As the pre-election battle over crime hotted up, Mr Straw faced fresh criticism from penal groups as he urged the scrapping of the presumption against the criminal responsibility of 10 to 13 year-olds.
The call for an end to the medieval doctrine of doli incapax, which assumes the youngsters do not know right from wrong unless the prosecution proves otherwise, was one of six key policy points for juvenile crime spotlighted by Mr Straw in a pre-election visit to Newark, Nottinghamshire.
Mr Straw claimed the doctrine defied common sense and made it "very difficult for youth courts to convict younger offenders and start the process of changing their offending behaviour.
"I propose to change the law so that the assumption will be that if 10- 13 year-old commits a crime it will be assumed that they knew it was wrong," he said. "It would be open to the defence in a particular case to argue that the child did not know the difference between rights and wrong, for example if the child had serious learning handicaps."
Outlining the other five points, Mr Straw renewed Labour's pledges to introduce parental responsibility orders, community safety injunctions backed by the threat of imprisonment, the replacement of repeated cautions with a single final warning, and to clarify the right of criminal courts to send a young offender to secure accommodation.
Mr Straw visited the village of Balderton, where villagers recently held a public meeting to demand action against three boys aged 10, 12 and 14 who had been terrorising residents.
Mr Straw appeared to have outdone Michael Howard, the Home Secretary, whose own green paper on youth crime is due today. The centrepiece of the paper will be a proposed new parental control order, which will be imposed on parents who fail to control their offspring when they have committed criminal offences or are showing signs that they are at risk of doing so.
Mr Howard dismissed Labour's plans to scrap the test for criminality, saying that youngsters could not use it to escape criminal responsibility altogether. "We've been looking at it, keeping it under review, listening to what the Crown Prosecution Service and the Association of Chief Police Officers have to say," he said.
Mr Howard highlighted yesterday's announcement of the signing of the contract for the first secure training centre, at Cookham Wood, Kent, with the Rebound/Tarmac consortium.

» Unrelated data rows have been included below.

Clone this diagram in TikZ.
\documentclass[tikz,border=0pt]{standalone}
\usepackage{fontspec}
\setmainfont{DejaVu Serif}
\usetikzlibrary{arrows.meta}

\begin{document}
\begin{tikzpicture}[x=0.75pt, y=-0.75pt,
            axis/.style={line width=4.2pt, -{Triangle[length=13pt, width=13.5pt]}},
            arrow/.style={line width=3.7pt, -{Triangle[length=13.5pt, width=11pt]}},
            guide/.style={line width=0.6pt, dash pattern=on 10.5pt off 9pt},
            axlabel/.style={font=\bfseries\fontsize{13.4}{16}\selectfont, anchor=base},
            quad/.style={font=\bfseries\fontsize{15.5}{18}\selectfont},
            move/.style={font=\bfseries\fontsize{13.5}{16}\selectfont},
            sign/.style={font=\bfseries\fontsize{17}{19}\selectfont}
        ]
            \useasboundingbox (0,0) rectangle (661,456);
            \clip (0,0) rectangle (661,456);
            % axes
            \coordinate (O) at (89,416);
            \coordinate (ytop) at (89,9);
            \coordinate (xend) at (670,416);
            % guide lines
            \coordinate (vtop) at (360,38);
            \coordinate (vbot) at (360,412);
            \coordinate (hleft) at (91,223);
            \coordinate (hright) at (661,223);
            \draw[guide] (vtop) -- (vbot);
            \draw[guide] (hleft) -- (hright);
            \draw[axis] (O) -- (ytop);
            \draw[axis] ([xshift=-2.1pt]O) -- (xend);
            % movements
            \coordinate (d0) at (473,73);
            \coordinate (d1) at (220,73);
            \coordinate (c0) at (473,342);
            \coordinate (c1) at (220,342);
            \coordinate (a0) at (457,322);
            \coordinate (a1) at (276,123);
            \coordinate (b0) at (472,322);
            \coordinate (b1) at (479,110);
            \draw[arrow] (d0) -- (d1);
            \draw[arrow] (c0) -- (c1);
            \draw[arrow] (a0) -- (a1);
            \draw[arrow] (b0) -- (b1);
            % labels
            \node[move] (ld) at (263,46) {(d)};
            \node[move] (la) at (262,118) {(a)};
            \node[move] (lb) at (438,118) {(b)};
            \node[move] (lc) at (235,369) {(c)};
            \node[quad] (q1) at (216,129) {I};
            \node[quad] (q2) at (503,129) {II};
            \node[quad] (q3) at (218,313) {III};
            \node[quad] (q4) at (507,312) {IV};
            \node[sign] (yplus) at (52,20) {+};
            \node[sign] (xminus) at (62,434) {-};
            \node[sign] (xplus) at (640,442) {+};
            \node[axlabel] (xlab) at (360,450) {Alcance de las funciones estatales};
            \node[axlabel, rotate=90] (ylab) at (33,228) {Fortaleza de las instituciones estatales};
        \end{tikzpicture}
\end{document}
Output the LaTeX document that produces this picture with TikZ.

The secure training centre order is a new sentence for 12-14 year-old persistent offenders. "That was completely opposed by Labour when we took it through Parliament," Mr Howard said.
There was criticism from the Penal Affairs Consortium, an alliance of 33 penal organisations, of Labour's plans to scrap legal safeguards for child defendants.
Paul Cavadino, the chairman, said: "We welcome Labour's proposals to provide greater education and support for parents and to reduce delays in the youth justice system. However, legal safeguards for children aged 10-13 should not be eroded.
"The doli incapax rule should not be abolished unless this is accompanied by a raising of this country's unusually low age of criminal responsibility. This rule is fully consistent with our knowledge of child development, which tells us that children mature and learn over different time spans. It is absurd to say that the rule makes it 'very difficult' to convict young offenders; the evidence needed to overturn the presumption in an individual case is not great."